Blog | Admin | Archives

Useful Windows Device Manager Trick

Ever wanted to remove that driver for the hardware you no longer have installed? Well, with this information [techrepublic.com], now you can. Copied here for convenience:

Takeaway: Did you know that unless you uninstall a device driver on a Windows XP machine that it still may be sucking up valuable system resources? Here are step-by-step instructions on how you can view and remove these unnecessary devices.

When you install a device driver on a Windows XP machine, the operating system loads that driver each time the computer boots regardless of whether the device is present—unless you specifically uninstall the driver. This means that drivers from devices that you have long since removed from your system may be wasting valuable system resources.

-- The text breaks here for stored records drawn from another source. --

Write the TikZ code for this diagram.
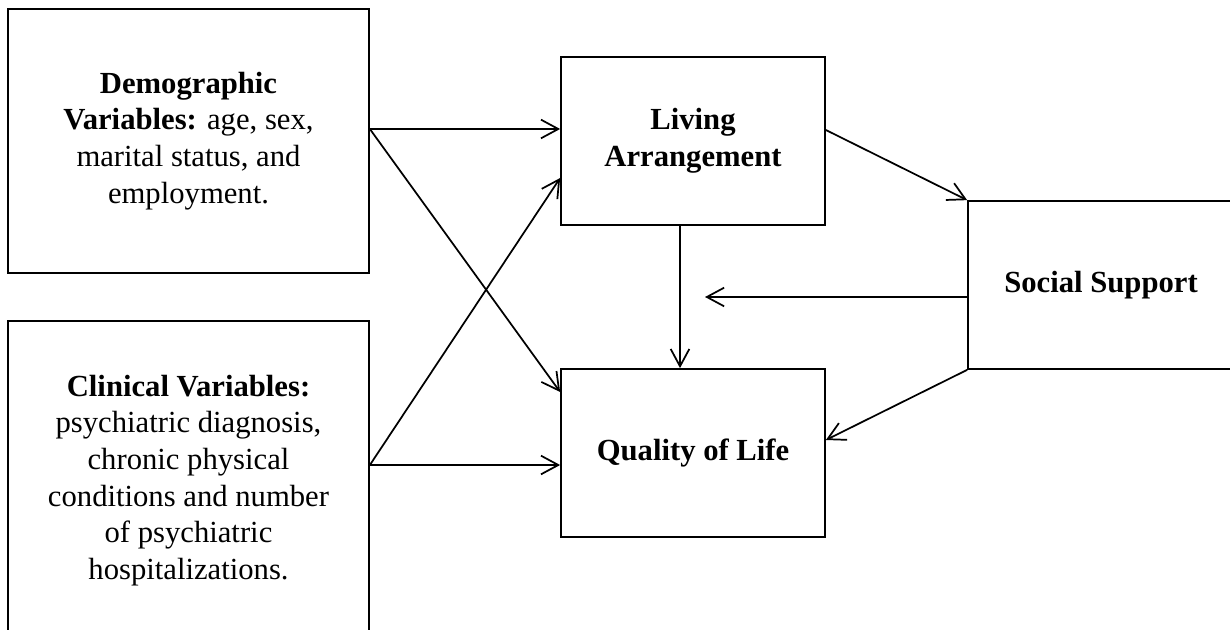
\documentclass[tikz,border=0pt]{standalone}
\usepackage{fontspec}
\setmainfont{Liberation Serif}
\usetikzlibrary{arrows.meta}
\begin{document}
\begin{tikzpicture}[x=0.75pt,y=-0.75pt,
  box/.style={draw,line width=1.3pt,inner sep=0pt,align=center,font=\fontsize{23}{27.5}\selectfont},
  arr/.style={line width=1.3pt,-{Straight Barb[length=13pt,width=14pt,line width=1.3pt]}}]
\useasboundingbox (0,0) rectangle (1230,630);
\node[box,minimum width=270.75pt,minimum height=198pt] (demo) at (188.5,141)
  {\textbf{Demographic}\\\textbf{Variables:} age, sex,\\marital status, and\\employment.};
\node[box,minimum width=270.75pt,minimum height=239.25pt] (clin) at (188.5,480.5)
  {\textbf{Clinical Variables:}\\psychiatric diagnosis,\\chronic physical\\conditions and number\\of psychiatric\\hospitalizations.};
\node[box,minimum width=198pt,minimum height=126pt] (la) at (693,141)
  {\textbf{Living}\\\textbf{Arrangement}};
\node[box,minimum width=198pt,minimum height=126pt] (ql) at (693,453)
  {\textbf{Quality of Life}};
\node[box,minimum width=199.5pt,minimum height=126pt] (ss) at (1101,285)
  {\textbf{Social Support}};
\coordinate (ssend) at (705,297);
\draw[arr] ([yshift=9pt]demo.east) -- ([yshift=9pt]la.west);
\draw[arr] ([yshift=9pt]demo.east) -- ([yshift=45.75pt]ql.west);
\draw[arr] ([yshift=11.6pt]clin.east) -- ([yshift=-9pt]ql.west);
\draw[arr] ([yshift=11.6pt]clin.east) -- ([yshift=-27.75pt]la.west);
\draw[arr] ([xshift=-9.75pt]la.south) -- ([xshift=-9.75pt]ql.north);
\draw[arr] ([yshift=-9pt]ss.west) -- (ssend);
\draw[arr] ([yshift=8.25pt]la.east) -- (ss.north west);
\draw[arr] (ss.south west) -- ([yshift=9.75pt]ql.east);
\end{tikzpicture}
\end{document}
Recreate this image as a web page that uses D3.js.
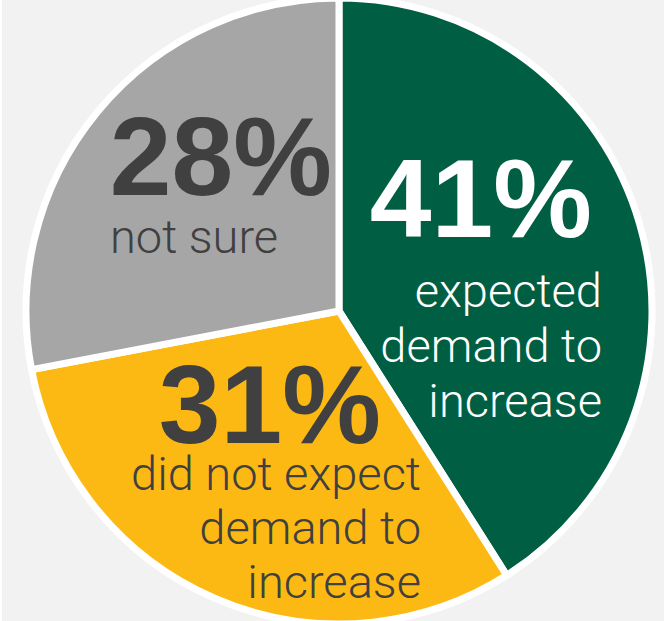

Follow these steps to view and remove these unnecessary device drivers:

1. Press [Windows]+[Break] to bring up the System Properties dialog box.
2. Select the Advanced tab and click the Environment Variables button.
3. Click the New button below the System Variables panel.
4. In the New System Variable dialog box, type devmgr_show_nonpresent_devices in the Variable Name text box and 1 in the Variable Value text box.
5. Click OK to return to the System Properties dialog box and then click OK again.
6. Select the Hardware tab and click the Device Manager button.
7. In Device Manager, go to View | Show Hidden Devices.
8. Expand the various branches in the device tree and look for the washed out icons, which indicate unused device drivers.
9. To remove an unused device driver, right-click the icon and select Uninstall.

One Response to “Useful Windows Device Manager Trick”

  1. Stickman Says:

    Why thank you. After my motherboard died, I ended up sticking my XP HD into a different machine. XP handles being put in a new box much better than the old Windows OSes. But that doubled up nearly everything.

    I remember doing maintenance like this every time I had to boot into safe mode way back when. Because that was the only way to get the unused devices to show up. Maybe this worked back then, but I didn’t know about it.